Begin MATERIAL SHOWN
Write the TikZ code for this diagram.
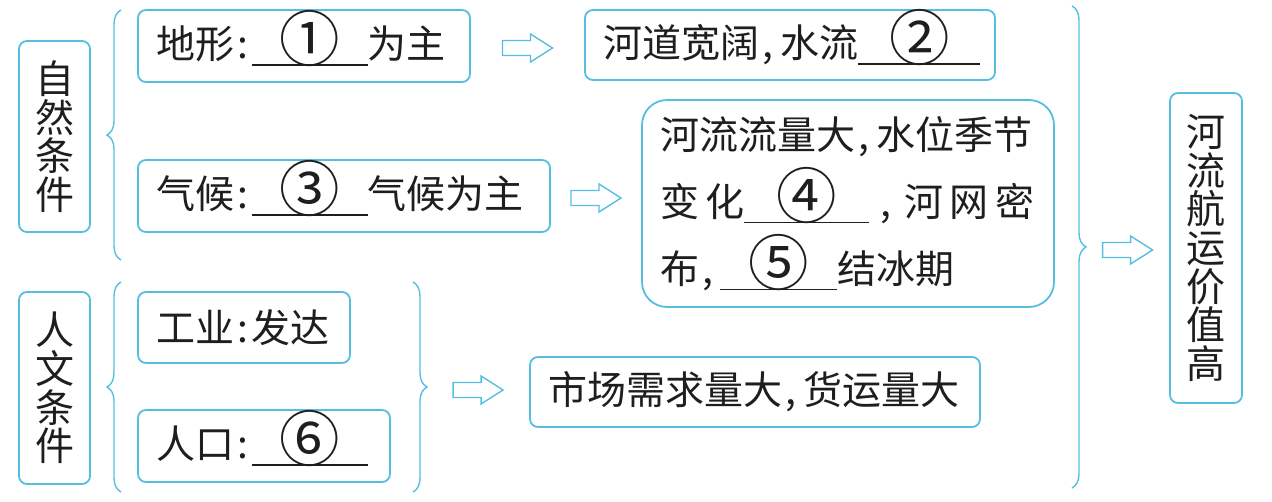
End MATERIAL SHOWN
Begin MATERIAL SHOWN
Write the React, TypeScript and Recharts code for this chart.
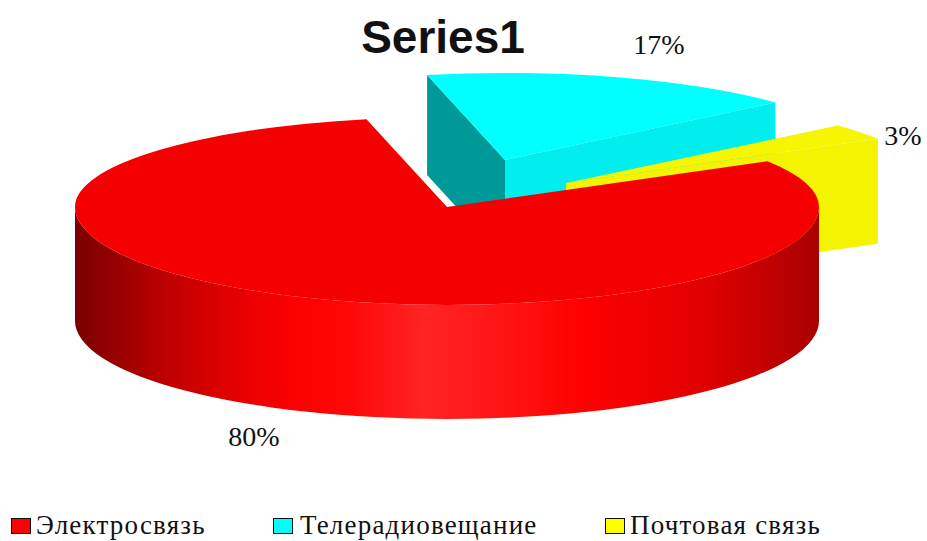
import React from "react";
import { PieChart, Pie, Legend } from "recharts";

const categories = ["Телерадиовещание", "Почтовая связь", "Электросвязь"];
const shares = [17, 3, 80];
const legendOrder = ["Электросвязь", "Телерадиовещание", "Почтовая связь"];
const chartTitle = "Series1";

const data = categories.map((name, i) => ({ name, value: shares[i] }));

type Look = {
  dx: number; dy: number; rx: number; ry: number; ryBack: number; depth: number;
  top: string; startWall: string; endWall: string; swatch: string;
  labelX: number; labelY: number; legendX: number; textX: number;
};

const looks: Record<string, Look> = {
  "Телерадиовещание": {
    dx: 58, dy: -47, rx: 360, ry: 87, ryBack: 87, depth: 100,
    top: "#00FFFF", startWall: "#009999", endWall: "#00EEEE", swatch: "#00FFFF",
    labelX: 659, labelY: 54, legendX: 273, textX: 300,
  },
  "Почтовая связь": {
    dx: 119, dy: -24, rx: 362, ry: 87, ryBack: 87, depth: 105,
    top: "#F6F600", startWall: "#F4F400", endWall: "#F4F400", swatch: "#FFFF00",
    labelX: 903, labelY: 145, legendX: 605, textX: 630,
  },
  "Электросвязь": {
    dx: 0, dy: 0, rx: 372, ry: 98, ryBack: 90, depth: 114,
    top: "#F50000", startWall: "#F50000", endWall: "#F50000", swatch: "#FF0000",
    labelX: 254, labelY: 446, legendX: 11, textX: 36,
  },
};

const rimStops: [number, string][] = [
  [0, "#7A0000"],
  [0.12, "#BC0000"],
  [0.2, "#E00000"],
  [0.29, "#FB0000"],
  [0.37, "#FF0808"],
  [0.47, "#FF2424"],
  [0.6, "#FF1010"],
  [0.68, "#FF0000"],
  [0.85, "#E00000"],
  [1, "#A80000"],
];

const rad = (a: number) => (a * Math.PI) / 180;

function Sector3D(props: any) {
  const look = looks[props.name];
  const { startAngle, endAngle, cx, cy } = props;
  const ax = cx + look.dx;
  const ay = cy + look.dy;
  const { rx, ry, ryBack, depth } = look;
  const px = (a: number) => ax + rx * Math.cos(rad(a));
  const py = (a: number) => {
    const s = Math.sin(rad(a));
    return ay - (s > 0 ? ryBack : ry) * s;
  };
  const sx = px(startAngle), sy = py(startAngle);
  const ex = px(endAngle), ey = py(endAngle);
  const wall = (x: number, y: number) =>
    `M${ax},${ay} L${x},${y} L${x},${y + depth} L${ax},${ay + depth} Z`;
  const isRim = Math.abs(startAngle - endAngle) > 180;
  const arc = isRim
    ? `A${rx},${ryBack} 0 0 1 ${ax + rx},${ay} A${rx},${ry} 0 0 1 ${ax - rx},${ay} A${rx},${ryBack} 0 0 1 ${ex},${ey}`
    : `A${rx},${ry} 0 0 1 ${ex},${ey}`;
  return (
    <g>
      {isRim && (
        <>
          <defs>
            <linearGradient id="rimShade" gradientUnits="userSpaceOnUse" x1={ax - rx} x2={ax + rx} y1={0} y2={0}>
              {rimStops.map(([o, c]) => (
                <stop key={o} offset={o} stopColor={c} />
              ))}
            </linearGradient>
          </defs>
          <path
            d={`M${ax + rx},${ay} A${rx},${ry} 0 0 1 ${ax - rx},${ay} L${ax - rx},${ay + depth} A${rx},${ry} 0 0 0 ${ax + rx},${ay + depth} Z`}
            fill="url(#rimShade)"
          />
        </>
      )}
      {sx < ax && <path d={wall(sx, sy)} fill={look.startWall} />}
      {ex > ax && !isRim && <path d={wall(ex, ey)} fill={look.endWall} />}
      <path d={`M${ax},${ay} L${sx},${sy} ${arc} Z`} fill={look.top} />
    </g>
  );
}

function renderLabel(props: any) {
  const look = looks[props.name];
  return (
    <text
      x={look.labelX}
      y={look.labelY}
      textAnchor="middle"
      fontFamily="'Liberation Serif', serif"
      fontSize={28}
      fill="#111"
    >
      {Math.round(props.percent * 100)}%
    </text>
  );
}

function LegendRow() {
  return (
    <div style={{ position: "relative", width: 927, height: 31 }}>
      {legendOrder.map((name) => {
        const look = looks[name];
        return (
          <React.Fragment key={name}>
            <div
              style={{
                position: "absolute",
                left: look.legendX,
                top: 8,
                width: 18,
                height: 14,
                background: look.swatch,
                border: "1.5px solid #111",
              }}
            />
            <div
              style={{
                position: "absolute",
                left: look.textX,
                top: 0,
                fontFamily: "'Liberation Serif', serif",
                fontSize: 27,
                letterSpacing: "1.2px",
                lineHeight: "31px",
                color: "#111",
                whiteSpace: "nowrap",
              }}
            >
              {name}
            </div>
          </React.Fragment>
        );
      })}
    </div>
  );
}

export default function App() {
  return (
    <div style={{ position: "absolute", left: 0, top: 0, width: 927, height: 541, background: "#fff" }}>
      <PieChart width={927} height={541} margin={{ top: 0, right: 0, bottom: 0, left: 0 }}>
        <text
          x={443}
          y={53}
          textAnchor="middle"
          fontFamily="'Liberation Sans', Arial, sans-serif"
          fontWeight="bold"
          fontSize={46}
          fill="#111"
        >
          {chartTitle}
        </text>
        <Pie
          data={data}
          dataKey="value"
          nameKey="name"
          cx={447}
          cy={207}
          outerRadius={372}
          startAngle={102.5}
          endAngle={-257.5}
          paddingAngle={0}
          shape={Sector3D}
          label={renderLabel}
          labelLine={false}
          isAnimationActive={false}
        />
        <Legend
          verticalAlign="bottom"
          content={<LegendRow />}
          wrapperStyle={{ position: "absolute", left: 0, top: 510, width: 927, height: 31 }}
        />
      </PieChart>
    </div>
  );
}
End MATERIAL SHOWN
Reproduce the data above exactly, but only from the line containing "Write the React, TypeScript" through the line containing "const rad = (a: number)"; skip the pictures.

RESPONSE BELOW =
Write the React, TypeScript and Recharts code for this chart.
import React from "react";
import { PieChart, Pie, Legend } from "recharts";

const categories = ["Телерадиовещание", "Почтовая связь", "Электросвязь"];
const shares = [17, 3, 80];
const legendOrder = ["Электросвязь", "Телерадиовещание", "Почтовая связь"];
const chartTitle = "Series1";

const data = categories.map((name, i) => ({ name, value: shares[i] }));

type Look = {
  dx: number; dy: number; rx: number; ry: number; ryBack: number; depth: number;
  top: string; startWall: string; endWall: string; swatch: string;
  labelX: number; labelY: number; legendX: number; textX: number;
};

const looks: Record<string, Look> = {
  "Телерадиовещание": {
    dx: 58, dy: -47, rx: 360, ry: 87, ryBack: 87, depth: 100,
    top: "#00FFFF", startWall: "#009999", endWall: "#00EEEE", swatch: "#00FFFF",
    labelX: 659, labelY: 54, legendX: 273, textX: 300,
  },
  "Почтовая связь": {
    dx: 119, dy: -24, rx: 362, ry: 87, ryBack: 87, depth: 105,
    top: "#F6F600", startWall: "#F4F400", endWall: "#F4F400", swatch: "#FFFF00",
    labelX: 903, labelY: 145, legendX: 605, textX: 630,
  },
  "Электросвязь": {
    dx: 0, dy: 0, rx: 372, ry: 98, ryBack: 90, depth: 114,
    top: "#F50000", startWall: "#F50000", endWall: "#F50000", swatch: "#FF0000",
    labelX: 254, labelY: 446, legendX: 11, textX: 36,
  },
};

const rimStops: [number, string][] = [
  [0, "#7A0000"],
  [0.12, "#BC0000"],
  [0.2, "#E00000"],
  [0.29, "#FB0000"],
  [0.37, "#FF0808"],
  [0.47, "#FF2424"],
  [0.6, "#FF1010"],
  [0.68, "#FF0000"],
  [0.85, "#E00000"],
  [1, "#A80000"],
];

const rad = (a: number) => (a * Math.PI) / 180;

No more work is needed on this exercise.